What's Happening?
Recent research challenges the long-held belief that a supermassive black hole, known as Sagittarius A*, resides at the center of the Milky Way galaxy. Instead, scientists suggest that this central mass could be a dense clump of dark matter. This theory,
published in the Monthly Notices of the Royal Astronomical Society, posits that the dark matter is composed of fermions, subatomic particles that could form a tightly packed core. This alternative explanation arises from the observation that dark matter, which is believed to account for 85% of the universe's mass, provides the gravitational force necessary to hold galaxies together.
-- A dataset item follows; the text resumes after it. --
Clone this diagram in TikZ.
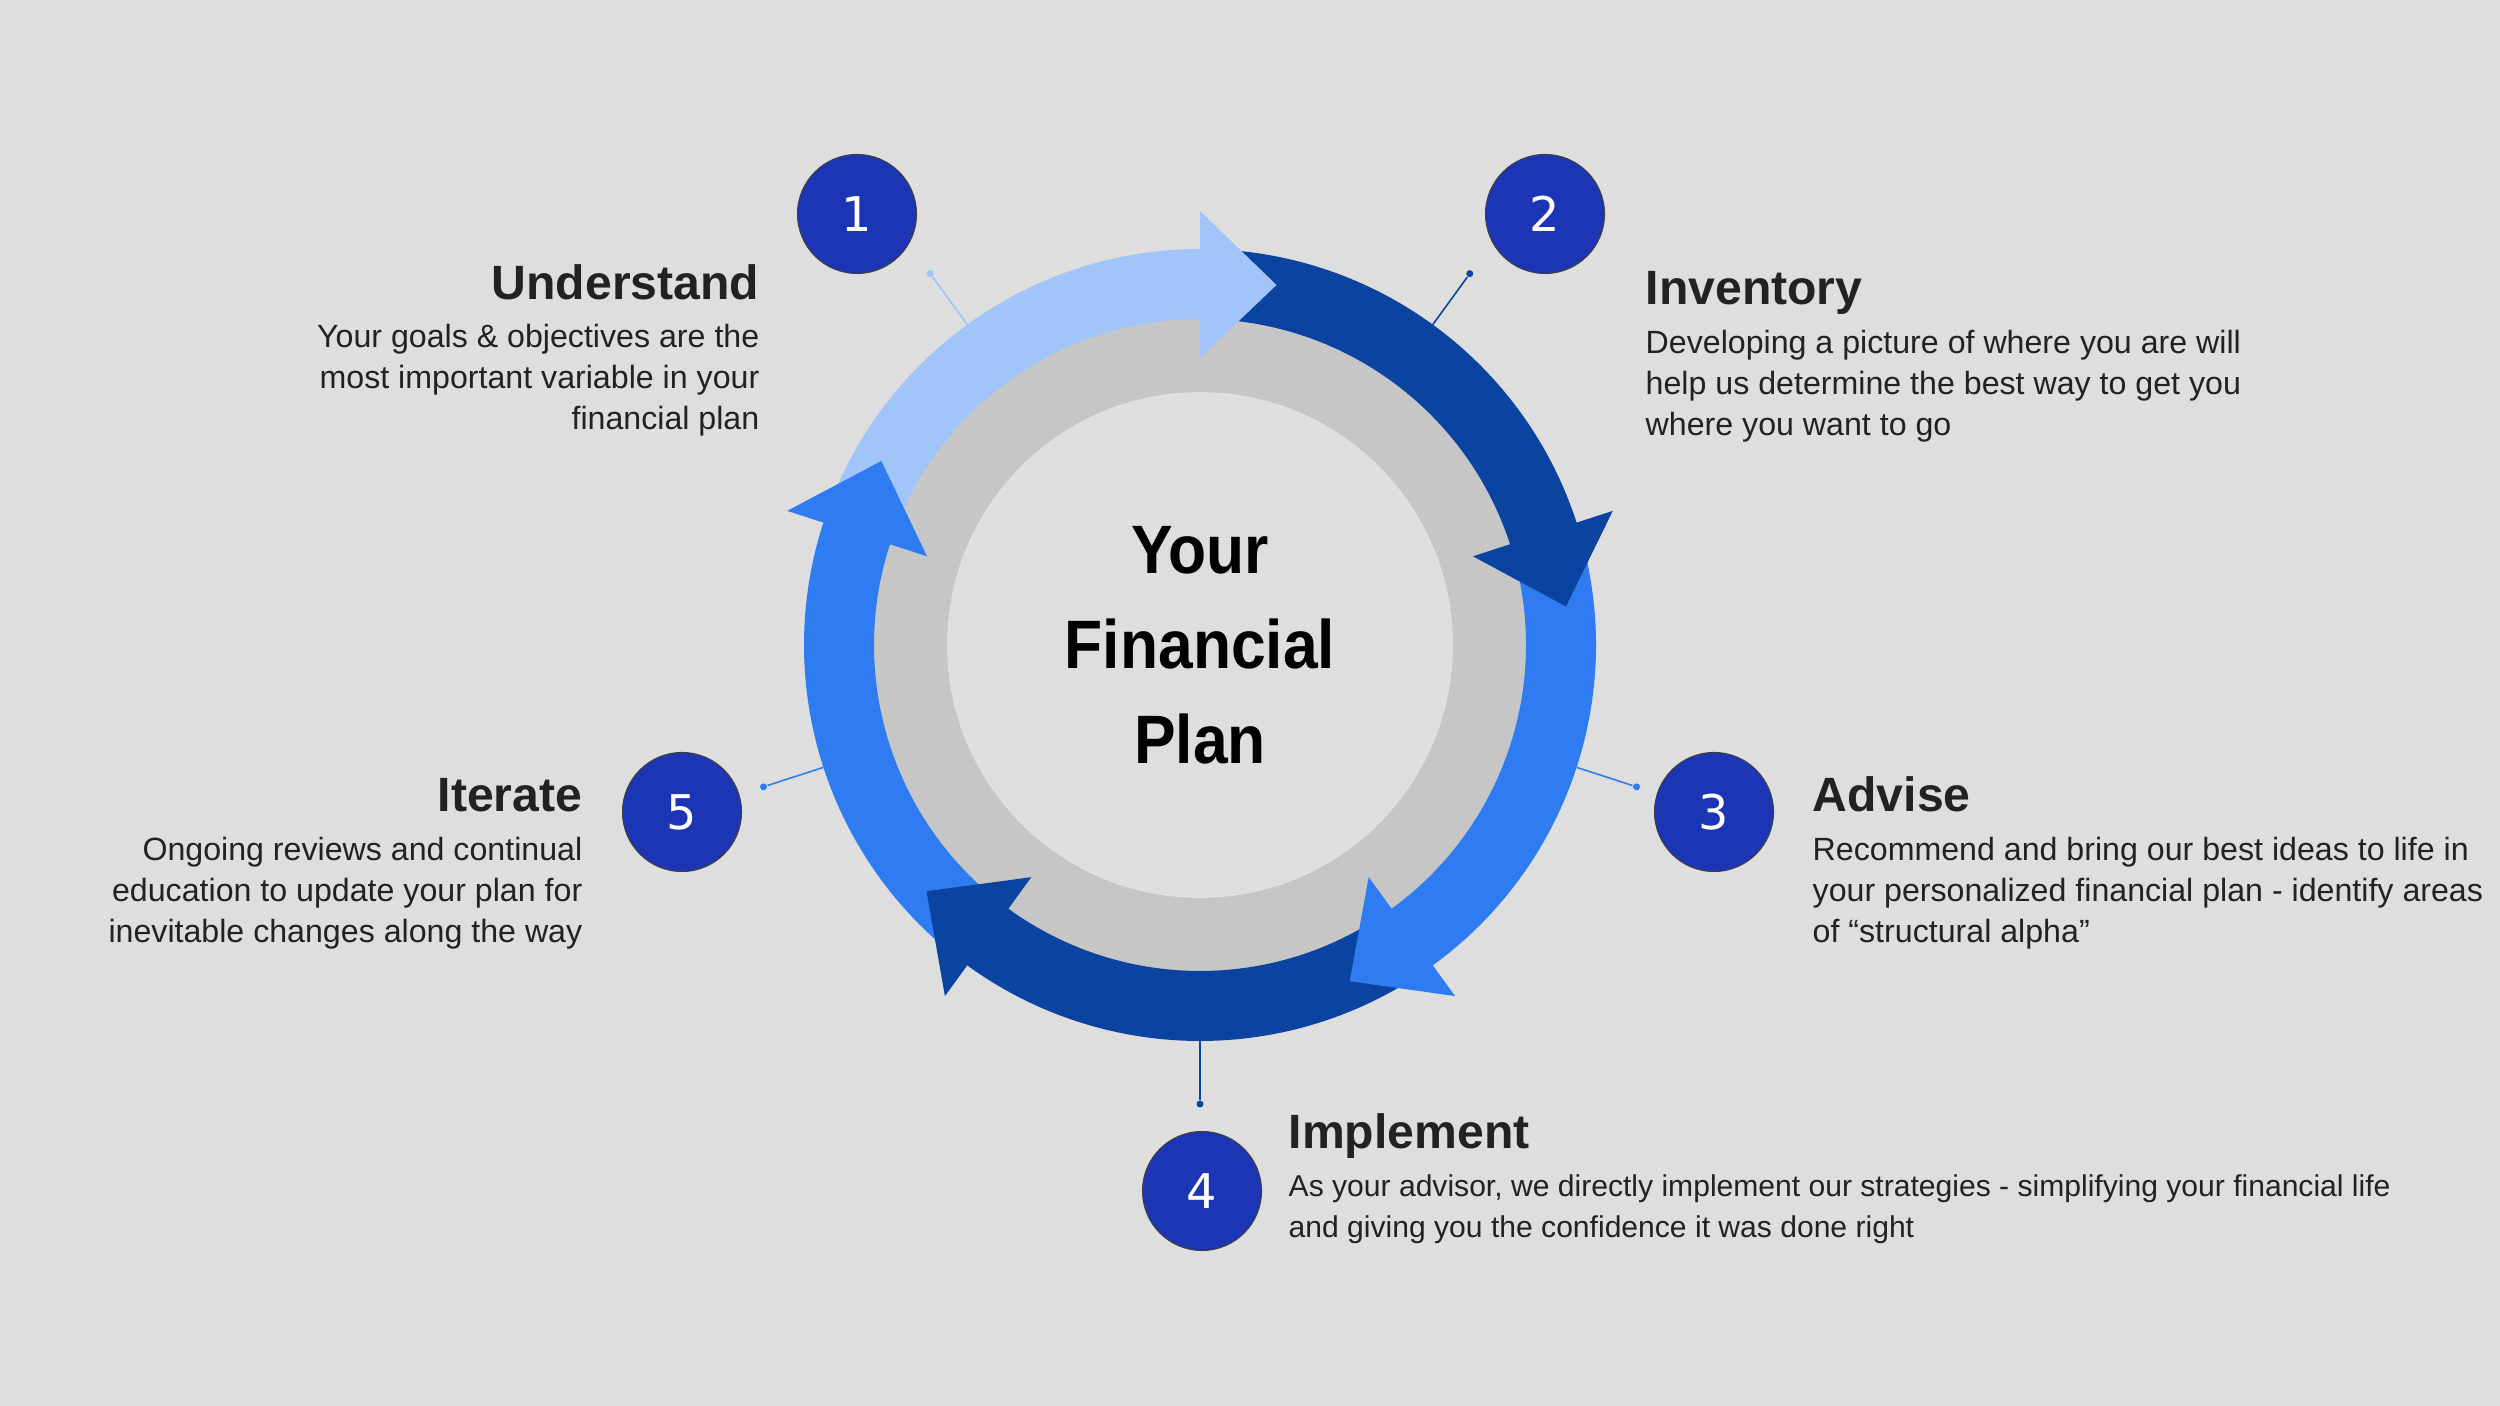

The study indicates that a fermionic dark matter core could replicate the gravitational effects attributed to a black hole, including the orbits of fast-moving stars near the galactic center.
Why It's Important?
This new theory could significantly alter our understanding of galactic centers and the role of dark matter in the universe. If proven, it would challenge the current consensus on black holes and potentially reshape cosmological models. The implications extend to how we perceive the structure and evolution of galaxies, as well as the fundamental nature of dark matter. This could lead to new insights into the universe's composition and the forces that govern it. The research also highlights the need for further observations to confirm or refute the presence of a black hole at the Milky Way's core, which could influence future astronomical studies and technologies.
What's Next?
Future observations and studies are necessary to test this dark matter hypothesis. Astronomers will likely focus on identifying key indicators that distinguish a black hole from a dark matter core. This could involve analyzing the behavior of stars and other celestial bodies near the galactic center, as well as utilizing advanced telescopes and observational techniques. The outcome of these investigations could either reinforce the current understanding of black holes or pave the way for a new paradigm in astrophysics.